_DATASET SECTION:_
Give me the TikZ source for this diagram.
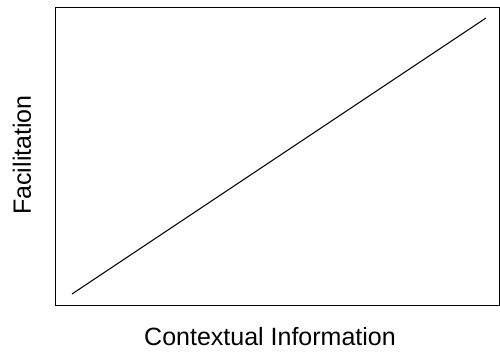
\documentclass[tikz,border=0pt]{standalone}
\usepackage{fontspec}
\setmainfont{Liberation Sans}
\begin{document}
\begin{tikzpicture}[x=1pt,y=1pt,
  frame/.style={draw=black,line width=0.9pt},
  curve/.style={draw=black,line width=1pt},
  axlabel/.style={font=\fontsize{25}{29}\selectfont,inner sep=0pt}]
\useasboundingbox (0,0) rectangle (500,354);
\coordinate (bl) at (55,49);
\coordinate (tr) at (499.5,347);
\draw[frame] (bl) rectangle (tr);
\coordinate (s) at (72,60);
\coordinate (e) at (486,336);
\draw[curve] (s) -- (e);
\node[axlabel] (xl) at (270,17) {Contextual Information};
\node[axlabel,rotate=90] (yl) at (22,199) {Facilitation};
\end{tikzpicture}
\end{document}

_THE EXERCISE:_
Copy the material above in full and exactly, skipping pictures.

_SOLUTION FOR THIS TASK:_
Give me the TikZ source for this diagram.
\documentclass[tikz,border=0pt]{standalone}
\usepackage{fontspec}
\setmainfont{Liberation Sans}
\begin{document}
\begin{tikzpicture}[x=1pt,y=1pt,
  frame/.style={draw=black,line width=0.9pt},
  curve/.style={draw=black,line width=1pt},
  axlabel/.style={font=\fontsize{25}{29}\selectfont,inner sep=0pt}]
\useasboundingbox (0,0) rectangle (500,354);
\coordinate (bl) at (55,49);
\coordinate (tr) at (499.5,347);
\draw[frame] (bl) rectangle (tr);
\coordinate (s) at (72,60);
\coordinate (e) at (486,336);
\draw[curve] (s) -- (e);
\node[axlabel] (xl) at (270,17) {Contextual Information};
\node[axlabel,rotate=90] (yl) at (22,199) {Facilitation};
\end{tikzpicture}
\end{document}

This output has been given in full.